Unfortunately we have no hard evidence one way or another, because Homer uses both, and that's the oldest Greek we have. (Mycenaean inscriptions sometimes help us go farther back, but they're no help here.)
However, we can make a very good guess. There's a well-attested Ancient Greek verb lanthánō, "to escape notice"; the extra n comes from a present-tense marker inherited from Proto-Indo-European (it comes from *lh₂-n-dʰ-, from *l-h₂- "to be hidden"). In non-present tenses, you see the stem lēth- (*).
Since this verb clearly comes from a PIE verb (it has things like the nasal infix that weren't productive in Greek), and there isn't evidence of the river Lethe in other Indo-European mythologies, it's most likely that the verb lanthánō came first, the noun lěthē came from the verb, and the name Lěthē came from the noun.

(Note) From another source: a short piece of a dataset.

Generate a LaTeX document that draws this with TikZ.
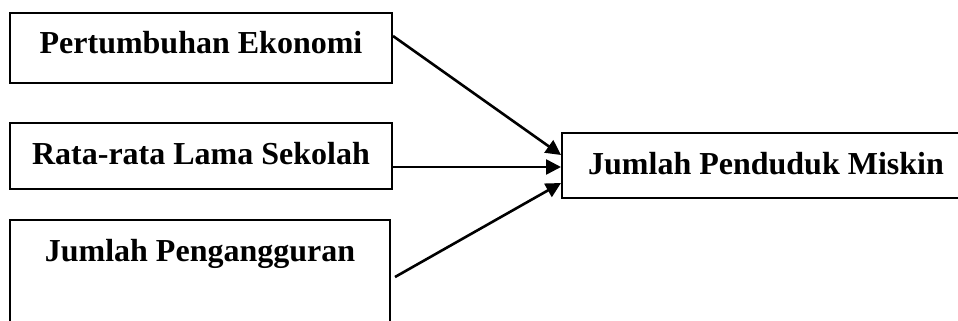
\documentclass[tikz,border=0pt]{standalone}
\usepackage{fontspec}
\setmainfont{Liberation Serif}
\usetikzlibrary{arrows.meta}
\begin{document}
\begin{tikzpicture}[x=1pt,y=-1pt,
  box/.style={draw, line width=2pt, inner sep=0pt, anchor=north west,
    font=\fontsize{32}{36}\selectfont\bfseries, text height=41pt},
  link/.style={line width=2.6pt, -{Triangle[length=15pt,width=15pt]}}]
\useasboundingbox (0,0) rectangle (958,321);
\clip (0,0) rectangle (958,321);
\node[box, minimum width=382pt, text depth=29pt] (b1) at (9,12) {Pertumbuhan Ekonomi};
\node[box, minimum width=382pt, text depth=25pt] (b2) at (9,122) {Rata-rata Lama Sekolah};
\node[box, minimum width=380pt, text depth=70pt] (b3) at (9,219) {Jumlah Pengangguran};
\node[box, minimum width=408pt, text depth=24pt] (r) at (561,132) {Jumlah Penduduk Miskin};
\draw[link] ([yshift=12pt]b1.east) -- ([yshift=10.5pt]r.west);
\draw[link] ([yshift=-11pt]b2.east) -- ([yshift=-1.5pt]r.west);
\draw[link] ([xshift=4pt,yshift=-1.5pt]b3.east) -- ([yshift=-17.5pt]r.west);
\end{tikzpicture}
\end{document}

EDIT: The caron on ě indicates a rising tone, which is written with an acute accent in the original Greek. (e ē é ě ê = ε η έ ή ῆ)
(*) This is called the "nasal infix", and it's one of the ways Proto-Indo-European indicated the present tense: sticking an n in the middle of the word. It died out in every Indo-European language I know of, but you can see fossils of it: for example, English victim and invincible both come from the Latin word for "conquer", but invincible came from the present (and thus had an n) while victim came from the past (and had no n).
There's one and only one instance of n in a native English word, rather than a borrowing. That one instance is present-tense stand next to past-tense stood.